The issue was that sentences like “It’s a boundary concept (element of a deontological agent design), not a value system (in the sense of preference such as expected utility, a key ingredient of an optimizer)” use the phrasing of someone pointing to a well-known, clearly-defined concept, but then only link to Critch’s high-level metaphor.
Okay, I get where you’re coming from now. Will have to mull over whether I agree but I am at least no longer feel confused about what the disagreement is about now.
(updated the previous comment with some clearer context-setting)
Thanks, & thanks for putting in your own perspective here. I sympathize with that too; fwiw Vladimir_Nesov’s answer would have satisfied me, because I am sufficiently familiar with what the terms mean. But for someone new to those terms, they are just unexplained jargon, with links to lots of lengthy but difficult to understand writing. (I agree with Richard’s comment nearby). Like, I don’t think Vladimir did anything wrong by giving a jargon-heavy, links-heavy answer instead of saying something like “It may be hard to construct a utility function that supports the latter but rejects the former, but if instead of utility maximization we are doing something like utility-maximization-subject-to-deontological-constraints, it’s easy: just have a constraint that you shouldn’t harm sentient beings. This constraint doesn’t require you to produce more sentient beings, or squeeze existing ones into optimized shapes.” But I predict that this blowup wouldn’t have happened if he had instead said that.
I may be misinterpreting things of course, wading in here thinking I can grok what either side was thinking. Open to being corrected!
To be clear I super appreciate you stepping in and trying to see where people were coming from (I think ideally I’d have been doing a better job with that in the first place, but it was kinda hard to do so from inside the conversation)
I found Richard’s explanation about what-was-up-with-Vlad’s comment to be helpful.
Thanks for the insight. After looking into ’Vladimir_Nesov’s background I would tend to agree it was because of some issue with the phrasing of the parent comment that triggered the increasingly odd replies, instead of any substantive confusion.
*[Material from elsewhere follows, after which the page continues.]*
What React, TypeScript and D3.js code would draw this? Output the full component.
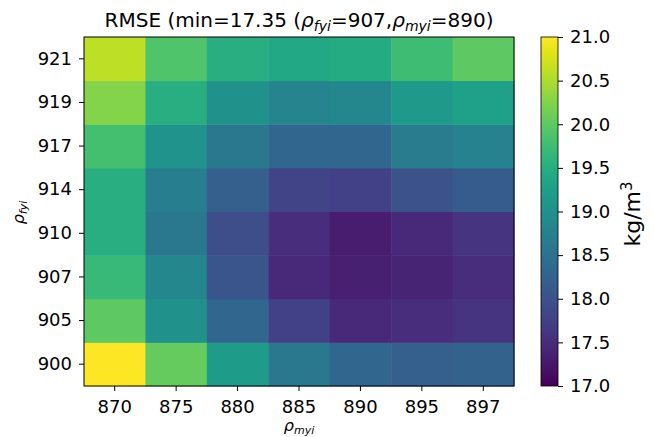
import { useEffect, useRef } from "react";
import * as d3 from "d3";

const myi = ["870", "875", "880", "885", "890", "895", "897"];
const fyi = ["900", "905", "907", "910", "914", "917", "919", "921"];

// RMSE values, one row per fyi (bottom to top), one column per myi
const rmse900 = [21.0, 20.05, 19.2, 18.6, 18.3, 18.2, 18.25];
const rmse905 = [20.0, 19.0, 18.3, 17.75, 17.45, 17.5, 17.6];
const rmse907 = [19.7, 18.85, 18.05, 17.45, 17.35, 17.4, 17.5];
const rmse910 = [19.5, 18.6, 17.95, 17.5, 17.3, 17.45, 17.6];
const rmse914 = [19.5, 18.7, 18.2, 17.8, 17.75, 18.0, 18.15];
const rmse917 = [19.8, 19.05, 18.6, 18.3, 18.3, 18.65, 18.75];
const rmse919 = [20.25, 19.5, 19.0, 18.8, 18.85, 19.15, 19.25];
const rmse921 = [20.6, 19.9, 19.5, 19.4, 19.45, 19.75, 20.0];
const rows = [rmse900, rmse905, rmse907, rmse910, rmse914, rmse917, rmse919, rmse921];

const cbTicks = [17.0, 17.5, 18.0, 18.5, 19.0, 19.5, 20.0, 20.5, 21.0];

function App() {
  const ref = useRef<SVGSVGElement>(null);

  useEffect(() => {
    const svg = d3.select(ref.current);
    svg.selectAll("*").remove();
    const font = "DejaVu Sans, sans-serif";

    const left = 84, right = 514, top = 37, bottom = 386;
    const x = d3.scaleBand().domain(myi).range([left, right]);
    const y = d3.scaleBand().domain(fyi).range([bottom, top]);
    const color = d3.scaleSequential(d3.interpolateViridis).domain([17, 21]);

    const cells = rows.flatMap((r, i) => r.map((v, j) => ({ f: fyi[i], m: myi[j], v })));
    svg.append("g")
      .selectAll("rect")
      .data(cells)
      .join("rect")
      .attr("x", (d) => x(d.m)!)
      .attr("y", (d) => y(d.f)!)
      .attr("width", x.bandwidth() + 0.5)
      .attr("height", y.bandwidth() + 0.5)
      .attr("fill", (d) => color(d.v));

    svg.append("rect")
      .attr("x", left).attr("y", top)
      .attr("width", right - left).attr("height", bottom - top)
      .attr("fill", "none").attr("stroke", "#000").attr("stroke-width", 1);

    const xa = svg.append("g")
      .attr("transform", `translate(0,${bottom})`)
      .call(d3.axisBottom(x).tickSize(5).tickPadding(9));
    xa.select(".domain").remove();
    xa.selectAll("line").attr("stroke-width", 1);
    xa.selectAll("text").attr("font-size", 18).attr("font-family", font).attr("fill", "#000");

    const ya = svg.append("g")
      .attr("transform", `translate(${left},0)`)
      .call(d3.axisLeft(y).tickSize(5).tickPadding(7));
    ya.select(".domain").remove();
    ya.selectAll("text").attr("font-size", 18).attr("font-family", font).attr("fill", "#000");

    // title
    const title = svg.append("text")
      .attr("x", (left + right) / 2).attr("y", 27)
      .attr("text-anchor", "middle")
      .attr("font-size", 20).attr("font-family", font);
    title.append("tspan").text("RMSE (min=17.35 (");
    title.append("tspan").attr("font-style", "italic").text("ρ");
    title.append("tspan").attr("font-style", "italic").attr("font-size", 14).attr("dy", 4).text("fyi");
    title.append("tspan").attr("dy", -4).text("=907,");
    title.append("tspan").attr("font-style", "italic").text("ρ");
    title.append("tspan").attr("font-style", "italic").attr("font-size", 14).attr("dy", 4).text("myi");
    title.append("tspan").attr("dy", -4).text("=890)");

    // x label
    const xl = svg.append("text")
      .attr("x", (left + right) / 2).attr("y", 431)
      .attr("text-anchor", "middle").attr("font-size", 16).attr("font-family", font);
    xl.append("tspan").attr("font-style", "italic").text("ρ");
    xl.append("tspan").attr("font-style", "italic").attr("font-size", 11).attr("dy", 3).text("myi");

    // y label
    const yl = svg.append("text")
      .attr("transform", `translate(24,${(top + bottom) / 2 + 1}) rotate(-90)`)
      .attr("text-anchor", "middle").attr("font-size", 16).attr("font-family", font);
    yl.append("tspan").attr("font-style", "italic").text("ρ");
    yl.append("tspan").attr("font-style", "italic").attr("font-size", 11).attr("dy", 3).text("fyi");

    // colorbar
    const cbx = 541, cbw = 17;
    const cy = d3.scaleLinear().domain([17, 21]).range([bottom, top]);
    const defs = svg.append("defs");
    const grad = defs.append("linearGradient").attr("id", "vir")
      .attr("x1", 0).attr("y1", 1).attr("x2", 0).attr("y2", 0);
    d3.range(0, 1.0001, 0.05).forEach((t) => {
      grad.append("stop").attr("offset", t).attr("stop-color", d3.interpolateViridis(t));
    });
    svg.append("rect")
      .attr("x", cbx).attr("y", top).attr("width", cbw).attr("height", bottom - top)
      .attr("fill", "url(#vir)").attr("stroke", "#000").attr("stroke-width", 0.8);
    const ca = svg.append("g")
      .attr("transform", `translate(${cbx + cbw},0)`)
      .call(d3.axisRight(cy).tickValues(cbTicks).tickFormat(d3.format(".1f")).tickSize(5).tickPadding(7));
    ca.select(".domain").remove();
    ca.selectAll("text").attr("font-size", 18).attr("font-family", font).attr("fill", "#000");

    const cl = svg.append("text")
      .attr("transform", `translate(640,214) rotate(-90)`)
      .attr("text-anchor", "middle").attr("font-size", 22).attr("font-family", font);
    cl.append("tspan").text("kg/m");
    cl.append("tspan").attr("font-size", 15).attr("dy", -8).text("3");
  }, []);

  return (
    <svg ref={ref} width={654} height={437} style={{ position: "absolute", left: 0, top: 0, background: "#fff" }} />
  );
}

export default App;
At the time I gave him the benefit of the doubt in confusing what SEP is, what referencing an entry in encyclopedias mean, what I wanted to convey, etc., but considering there are 1505 seemingly coherent wiki contributions to the account’s credit since 2009, these pretty common usages should not have been difficult to understand.
To be fair, I didn’t consider his possible emotional states nor how my phrasing might be construed as being an attack on his beliefs. Perhaps I’m too used to the more formal STEM culture instead of this new culture that appears to be developing.